Pokemon Movies Full Screen and Widescreen Discussion (56k Warning!)

Boo fullscreen cropping! Hooray widescreen!

First of all: Amen, Nomekop Oen.

Shooting animated films is a much different process than shooting live-action films, of course. Because motion in a cel-animated film is not composed in real/screen time (i.e. an artist spends more time drawing each frame than that frame will appear onscreen), we more readily recognize subjectivity (the human artist's hand) in the animated work, where we also have a tendency to view live-action cinema as more "real" and "objective" because motion is captured by an unfeeling, mechanical device (rightly or wrongly, depending on your favorite film theorist).

Walter Benjamin wrote of what he called "aura" in works of literature and art, etc. It's a lot more complicated than this, but for my point's sake: aura means that the artist's hand, the artist's humanity, and the artist's subjectivity can be seen/felt in a painting, for example. The world seen in the painting is mediated very subjectively through one human being's perspective and skill. Benjamin didn't much care for aura, and was struck by film's ability to be aura-less (strictly objective; although that point is highly debatable)--but he was calling for filmmakers to use film toward the ends of social justice, and animated film lie outside the scope of that agenda.

However, I happen to enjoy the aura to be found in animated cinema, especially cel animation. There is something magical in knowing that the artists' (even the tweeners') hands mediate every motion and emotion--and one marvels at the acute level of observation to detail that animators and background artists must possess. And they compose their work being mindful of a certain canvas space, whether it's 4:3 for TV screen or 16:9 for theater screen--anyone who's studied the visual arts knows the all-importance of composition!

Therefore, I find it far more offensive for a widescreen animated film to be cropped down to fullscreen to please an ignorant audience (and I'm not giving that a negative connotation, just saying it straight up).

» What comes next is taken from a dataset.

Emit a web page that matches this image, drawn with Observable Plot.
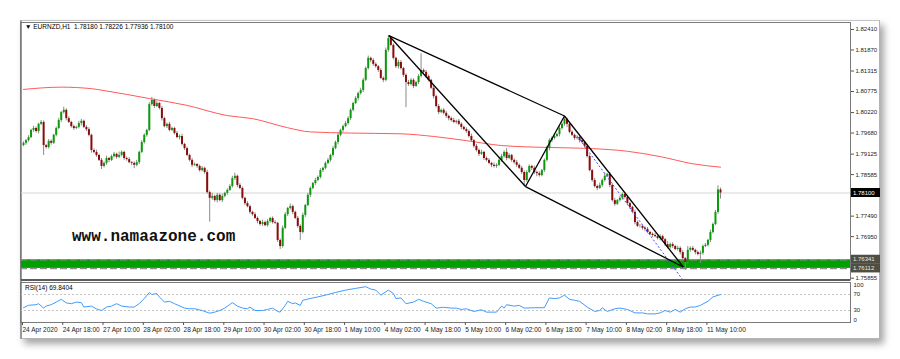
<!DOCTYPE html>
<html><head><meta charset="utf-8">
<script src="https://cdn.jsdelivr.net/npm/d3@7"></script>
<script src="https://cdn.jsdelivr.net/npm/@observablehq/plot@0.6"></script>
<style>
body{margin:0;background:#fff;}
#wrap{position:relative;width:900px;height:359px;overflow:hidden;font-family:"Liberation Sans","DejaVu Sans",sans-serif;}
#win{position:absolute;left:20px;top:20px;width:857px;height:317px;background:#fff;border-left:2px solid #9a9a9a;border-top:1px solid #c4c4c4;border-right:1px solid #b4b4b4;border-bottom:1px solid #b4b4b4;box-shadow:4px 5px 7px rgba(0,0,0,0.35);}
.abs{position:absolute;}
#main,#rsi{width:900px;}
#sep{position:absolute;left:21px;top:279px;width:829px;height:2px;background:#5c5c5c;}
#hdr{left:25px;top:23px;font-size:6.5px;color:#000;white-space:pre;}
#rsil{left:25px;top:284px;font-size:6.5px;color:#000;white-space:pre;}
#wm{left:72px;top:228px;font-family:"Liberation Mono","DejaVu Sans Mono",monospace;font-weight:bold;font-size:16px;color:#111;}
</style></head><body>
<div id="wrap">
<div id="win"></div>
<div id="main" class="abs" style="left:0;top:0"></div>
<div id="rsi" class="abs" style="left:0;top:280px"></div>
<div id="sep"></div>
<div id="hdr" class="abs">▼ EURNZD,H1  1.78180 1.78226 1.77936 1.78100</div>
<div id="rsil" class="abs">RSI(14) 69.8404</div>
<div id="wm" class="abs">www.namaazone.com</div>
</div>
<script>
// ---- data ----
const firstOpen = 1.7935;
const closes = [
1.7941,1.7948,1.7956,1.7975,1.7980,1.7972,1.7991,1.7996,1.7935,1.7930,
1.7946,1.7941,1.7962,1.7980,1.8001,1.8022,1.8028,1.8006,1.7996,1.7985,
1.7980,1.7983,1.7993,1.7999,1.7983,1.7977,1.7962,1.7922,1.7917,1.7909,
1.7896,1.7880,1.7888,1.7901,1.7896,1.7906,1.7912,1.7904,1.7909,1.7917,
1.7901,1.7898,1.7890,1.7888,1.7883,1.7890,1.7917,1.7943,1.7962,1.7975,
1.8043,1.8054,1.8038,1.8046,1.8033,1.8006,1.7985,1.7991,1.7975,1.7980,
1.7967,1.7956,1.7959,1.7938,1.7927,1.7909,1.7896,1.7883,1.7885,1.7880,
1.7869,1.7875,1.7864,1.7811,1.7796,1.7801,1.7790,1.7804,1.7790,1.7801,
1.7809,1.7817,1.7827,1.7848,1.7854,1.7830,1.7822,1.7796,1.7782,1.7774,
1.7759,1.7753,1.7743,1.7735,1.7727,1.7732,1.7724,1.7735,1.7743,1.7732,
1.7730,1.7685,1.7669,1.7717,1.7753,1.7769,1.7774,1.7759,1.7743,1.7722,
1.7706,1.7751,1.7777,1.7804,1.7822,1.7835,1.7843,1.7851,1.7869,1.7875,
1.7888,1.7896,1.7909,1.7927,1.7943,1.7962,1.7975,1.7985,1.7993,1.8006,
1.8028,1.8046,1.8059,1.8072,1.8080,1.8107,1.8138,1.8165,1.8159,1.8149,
1.8143,1.8133,1.8112,1.8107,1.8186,1.8217,1.8199,1.8165,1.8143,1.8154,
1.8138,1.8120,1.8101,1.8096,1.8107,1.8091,1.8101,1.8117,1.8133,1.8128,
1.8117,1.8107,1.8086,1.8064,1.8038,1.8022,1.8028,1.8020,1.8012,1.8006,
1.8001,1.7996,1.7999,1.7991,1.7983,1.7977,1.7972,1.7959,1.7948,1.7933,
1.7922,1.7912,1.7917,1.7901,1.7896,1.7888,1.7883,1.7880,1.7883,1.7896,
1.7906,1.7917,1.7901,1.7909,1.7896,1.7890,1.7883,1.7875,1.7864,1.7843,
1.7864,1.7880,1.7875,1.7864,1.7861,1.7856,1.7869,1.7896,1.7927,1.7948,
1.7954,1.7959,1.7964,1.7980,1.7991,1.8004,1.7991,1.7970,1.7962,1.7954,
1.7956,1.7948,1.7943,1.7933,1.7906,1.7869,1.7843,1.7827,1.7822,1.7830,
1.7843,1.7854,1.7859,1.7830,1.7790,1.7780,1.7790,1.7796,1.7806,1.7798,
1.7782,1.7772,1.7759,1.7732,1.7722,1.7722,1.7717,1.7714,1.7706,1.7701,
1.7698,1.7695,1.7690,1.7695,1.7687,1.7674,1.7666,1.7674,1.7669,1.7661,
1.7664,1.7653,1.7637,1.7627,1.7659,1.7664,1.7659,1.7653,1.7648,1.7651,
1.7669,1.7672,1.7685,1.7706,1.7727,1.7759,1.7818,1.7810];
// upper / lower wick lengths in pips (0.0001)
const hiWick = [
4,3,5,3,6,4,3,5,4,3, 5,4,3,4,6,3,8,4,5,3, 4,3,6,5,3,4,5,3,4,6, 3,5,4,6,3,4,5,3,9,4,
3,4,5,3,4,6,3,5,4,3, 5,8,4,6,3,5,4,3,5,4, 3,5,4,6,3,4,3,5,4,3, 4,5,3,6,4,8,3,5,4,6,
3,4,5,6,8,3,5,4,3,5, 4,3,5,4,3,6,4,5,3,4, 5,3,4,6,5,3,7,4,3,5, 4,6,3,5,4,3,6,4,5,3,
4,5,3,6,4,5,3,4,6,5, 4,3,5,4,6,5,4,6,3,5, 4,3,5,4,6,8,5,4,3,6, 5,3,4,6,5,4,3,5,44,4,
5,4,3,6,4,5,3,4,5,3, 4,6,3,5,4,3,5,4,6,3, 5,4,6,3,4,5,3,6,4,5, 6,4,10,5,3,4,6,3,5,4,
5,4,3,6,4,5,3,4,6,5, 4,6,3,5,4,9,3,5,4,3, 5,4,6,3,5,4,3,5,4,6, 4,8,3,5,4,6,3,5,4,3,
5,4,3,6,4,5,3,4,5,3, 4,6,3,5,4,3,8,4,5,3, 6,4,5,3,10,4,5,3,4,6, 4,5,3,6,4,5,11,5];
const loWick = [
3,5,4,3,5,4,6,3,26,4, 4,5,3,4,3,5,4,6,3,4, 5,3,4,6,3,5,4,7,4,5, 3,8,4,5,6,3,4,5,3,4,
5,4,3,6,9,4,5,3,4,5, 3,4,5,3,4,6,3,5,4,3, 4,3,6,4,5,3,4,6,3,5, 4,3,5,4,63,5,4,6,3,5,
4,5,3,4,5,6,3,4,5,3, 5,4,3,6,4,5,3,4,5,4, 3,5,8,4,3,5,4,6,3,5, 21,4,5,3,6,4,5,3,4,5,
4,3,5,4,3,6,4,5,3,4, 5,4,3,6,4,5,3,4,6,5, 4,5,3,6,4,5,3,4,5,6, 4,5,66,5,4,6,3,5,4,3,
5,4,3,6,4,5,3,4,5,6, 4,3,5,4,6,3,5,4,3,5, 4,6,3,5,4,3,6,4,5,3, 5,4,6,3,5,4,6,3,5,16,
4,3,6,5,8,4,3,5,4,6, 5,4,3,6,4,5,8,4,3,5, 4,6,3,5,4,3,5,4,6,3, 5,4,3,6,4,5,3,4,5,4,
3,5,4,6,3,4,5,6,3,4, 5,3,4,6,4,5,3,4,5,3, 4,6,5,21,4,5,3,6,4,24, 5,3,4,6,4,3,5,16];
// moving average [bar, price]
const maPts = [[0,1.8083],[15,1.8089],[27,1.8085],[32,1.8080],[50,1.8059],[65,1.8041],[81,1.8014],[91,1.8006],[105,1.7982],[114,1.7971],[130,1.7968],[150,1.7966],[163,1.7959],[176,1.7948],[190,1.7935],[203,1.7931],[216,1.7929],[226,1.7927],[240,1.7920],[253,1.7906],[266,1.7887],[277,1.7878]];
// RSI(14) [bar, value]
const rsiPts = [[0,37],[2,43],[5,44.5],[6,47],[8,36],[9,41],[11,44.5],[13,51],[15,58],[17,49],[19,47],[21,51],[23,49.6],[24,38.6],[27,41],[29,34],[31,30],[33,38.6],[35,41],[37,47],[39,41],[42,38.6],[44,38.6],[46,47],[48,59.8],[50,75],[51,70],[53,72.5],[54,64],[56,51],[58,53],[60,47],[64,36],[66,34.3],[68,34.3],[71,30],[74,23.3],[76,25.9],[78,30],[80,36],[83,49.6],[85,41],[87,36],[89,34.3],[90,38.6],[92,30],[95,30],[97,32.6],[99,36],[101,27.6],[102,25.9],[104,42.8],[105,53],[107,47],[108,49],[110,42.8],[111,55.6],[115,61.5],[117,64],[121,70],[124,75],[128,81],[132,85.3],[136,89.5],[138,83.6],[140,81],[142,68.3],[145,81],[147,72.5],[148,59.8],[150,61.5],[152,47],[155,51],[157,58],[159,53],[162,47],[164,36],[167,38],[170,36],[172,36],[174,32.6],[176,34.3],[179,27.6],[182,31.8],[184,25.9],[188,25.9],[190,41],[191,36],[192,44.5],[195,41],[197,42.8],[199,36],[203,36.9],[207,37],[209,61.5],[211,59.8],[213,61.5],[215,68.3],[217,58],[219,55.6],[221,53],[224,38.6],[227,27.6],[229,30],[230,36.9],[232,27.6],[235,34.3],[237,36],[240,32.6],[243,24],[246,24],[248,21.6],[251,21.6],[253,24],[255,30],[257,25.9],[259,32.6],[261,25.9],[263,34.3],[265,38.6],[267,38.6],[269,42.8],[272,53],[274,64],[277,69.84]];
// trend-line pivots [bar, price]
const peak = [145.2, 1.8225], lowPivot = [199.5, 1.7827], upPivot = [215.0, 1.8013], bottomPivot = [262.2, 1.7615];
const trendLines = [[peak, upPivot],[peak, lowPivot],[lowPivot, upPivot],[upPivot, bottomPivot],[lowPivot, bottomPivot]];
const channelLine = [[220.2, 1.7959],[261.9, 1.7582]];
const zoneHi = 1.76341, zoneLo = 1.76112;
const priceTicks = [1.82410,1.81870,1.81315,1.80775,1.80220,1.79680,1.79125,1.78585,1.78045,1.77490,1.76950,1.76410,1.75855];
const coveredTicks = [1.78045, 1.76410]; // labels hidden under the boxed price labels
const rsiTicks = [0,30,70,100];
const dateTicks = [0,16,32,48,64,80,96,112,128,144,160,176,192,208,224,240,256,272];
const dateLabels = ["24 Apr 2020","24 Apr 18:00","27 Apr 10:00","28 Apr 02:00","28 Apr 18:00","29 Apr 10:00","30 Apr 02:00","30 Apr 18:00","1 May 10:00","4 May 02:00","4 May 18:00","5 May 10:00","6 May 02:00","6 May 18:00","7 May 10:00","8 May 02:00","8 May 18:00","11 May 10:00"];

// ---- build tables ----
const bars = closes.map((c, i) => {
  const o = i === 0 ? firstOpen : closes[i - 1];
  return {i, o, c, h: Math.max(o, c) + hiWick[i] / 10000, l: Math.min(o, c) - loWick[i] / 10000};
});
const lastClose = closes[closes.length - 1];
const ma = maPts.map(([i, v]) => ({i, v}));
const rsi = rsiPts.map(([i, v]) => ({i, v}));
const links = trendLines.map(([a, b]) => ({x1: a[0], y1: a[1], x2: b[0], y2: b[1]}));
const chan = [{x1: channelLine[0][0], y1: channelLine[0][1], x2: channelLine[1][0], y2: channelLine[1][1]}];
const xScale = {domain: [0, 277], range: [23, 720]};
const font = "Liberation Sans, DejaVu Sans, sans-serif";
const svgStyle = {background: "transparent", fontFamily: font, maxWidth: "none", overflow: "visible"};

const main = Plot.plot({
  width: 900, height: 281, marginLeft: 20, marginRight: 50, marginTop: 22, marginBottom: 1.5,
  style: svgStyle,
  x: {...xScale, axis: null},
  y: {domain: [1.75807, 1.82594], label: null},
  marks: [
    Plot.rect([{a: zoneLo, b: zoneHi}], {y1: "a", y2: "b", fill: "#00a000"}),
    Plot.ruleY([zoneHi, zoneLo], {stroke: "#8e8e8e", strokeWidth: 1.6, strokeDasharray: "7,3"}),
    Plot.ruleY([lastClose], {stroke: "#d6d6d6", strokeWidth: 1.2}),
    Plot.line(ma, {x: "i", y: "v", stroke: "#ff5a5a", strokeWidth: 1, curve: "monotone-x"}),
    Plot.ruleX(bars, {x: "i", y1: "l", y2: "h", stroke: "#8a8a8a", strokeWidth: 1}),
    Plot.ruleX(bars, {x: "i", y1: "o", y2: "c", stroke: d => d.c >= d.o ? "#0a9a0a" : "#8b0a0a", strokeWidth: 2}),
    Plot.link(chan, {x1: "x1", y1: "y1", x2: "x2", y2: "y2", stroke: "#4848ff", strokeWidth: 1, strokeDasharray: "2,2"}),
    Plot.link(links, {x1: "x1", y1: "y1", x2: "x2", y2: "y2", stroke: "#000", strokeWidth: 1.3}),
    Plot.frame({stroke: "#7a7a7a"}),
    Plot.axisY(priceTicks, {anchor: "right", label: null, tickSize: 3, tickPadding: 2, tickFormat: d => coveredTicks.includes(d) ? "" : d.toFixed(5), fontSize: 6, fill: "#222", stroke: "#555"})
  ]
});
document.getElementById("main").appendChild(main);

// boxed price labels on the right axis, positioned with the plot's own y scale
const ys = main.scale("y");
const boxes = [{v: lastClose, bg: "#000", fg: "#fff"}, {v: zoneHi, bg: "#4e4e42", fg: "#e8e8e0"}, {v: zoneLo, bg: "#4e4e42", fg: "#e8e8e0"}];
const sel = d3.select(main);
for (const b of boxes) {
  const y = ys.apply(b.v);
  sel.append("rect").attr("x", 851).attr("y", y - 4.5).attr("width", 29).attr("height", 9).attr("fill", b.bg);
  sel.append("text").attr("x", 853).attr("y", y).attr("dy", "0.35em").attr("text-anchor", "start")
    .attr("font-size", 6).attr("font-family", font).attr("fill", b.fg).text(b.v.toFixed(5));
}

const rsiPlot = Plot.plot({
  width: 900, height: 58, marginLeft: 20, marginRight: 50, marginTop: 2, marginBottom: 16,
  style: svgStyle,
  x: {...xScale, label: null},
  y: {domain: [0, 100], label: null},
  marks: [
    Plot.ruleY([30, 70], {stroke: "#c4c4c4", strokeDasharray: "2,2"}),
    Plot.line(rsi, {x: "i", y: "v", stroke: "#3f9cff", strokeWidth: 1}),
    Plot.frame({stroke: "#7a7a7a"}),
    Plot.axisY([30, 70], {anchor: "right", label: null, tickSize: 0, tickPadding: 3, fontSize: 6, fill: "#222"}),
    Plot.axisY([rsiTicks[3]], {anchor: "right", label: null, tickSize: 0, tickPadding: 3, dy: 2.5, fontSize: 6, fill: "#222"}),
    Plot.axisY([rsiTicks[0]], {anchor: "right", label: null, tickSize: 0, tickPadding: 3, dy: -2.5, fontSize: 6, fill: "#222"}),
    Plot.axisX(dateTicks, {anchor: "bottom", label: null, tickSize: 3, tickPadding: 2, tickFormat: d => dateLabels[dateTicks.indexOf(d)], textAnchor: "start", dx: -1, fontSize: 6.5, fill: "#222", stroke: "#555"})
  ]
});
document.getElementById("rsi").appendChild(rsiPlot);
</script>
</body></html>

I can watch live-action films in cropped fullscreen (although I DO DESPISE fullscreen-cropping in general)...but dub Pokemon movies on video? UGH. It's bad enough that we don't get the original Japanese audio outside of Region 2 on DVD, but butchering the film itself visually is adding insult to injury. :banghead:

The dub movie DVD cuts have fared better than the VHS cuts, however--the DVD cuts use pan-and-scan to pick the "important" parts out of the widescreen frame to show, but the three VHS versions I've seen lazily leave the fullscreen frame static in the middle of the widescreen canvas for the entire film. They might have implemented pan-and-scan for the Miramax-released VHSs--I only own the DVDs for those so I don't know. But the first three movies, released by Warner Bros., look positively AWFUL on VHS. Things are off-screen everywhere when they're supposed to be on-screen. Balanced horizontal compositions are destroyed. Jump cuts are created. Mass confusion ensues. ("Mommy, where's that voice coming from??")

If I get a chance, I'll make some mock-ups of widescreen shots and the VHS-DVD fullscreen discrepancy in the dub versions, to add examples to this thread or to the debate at large for anyone who's not convinced.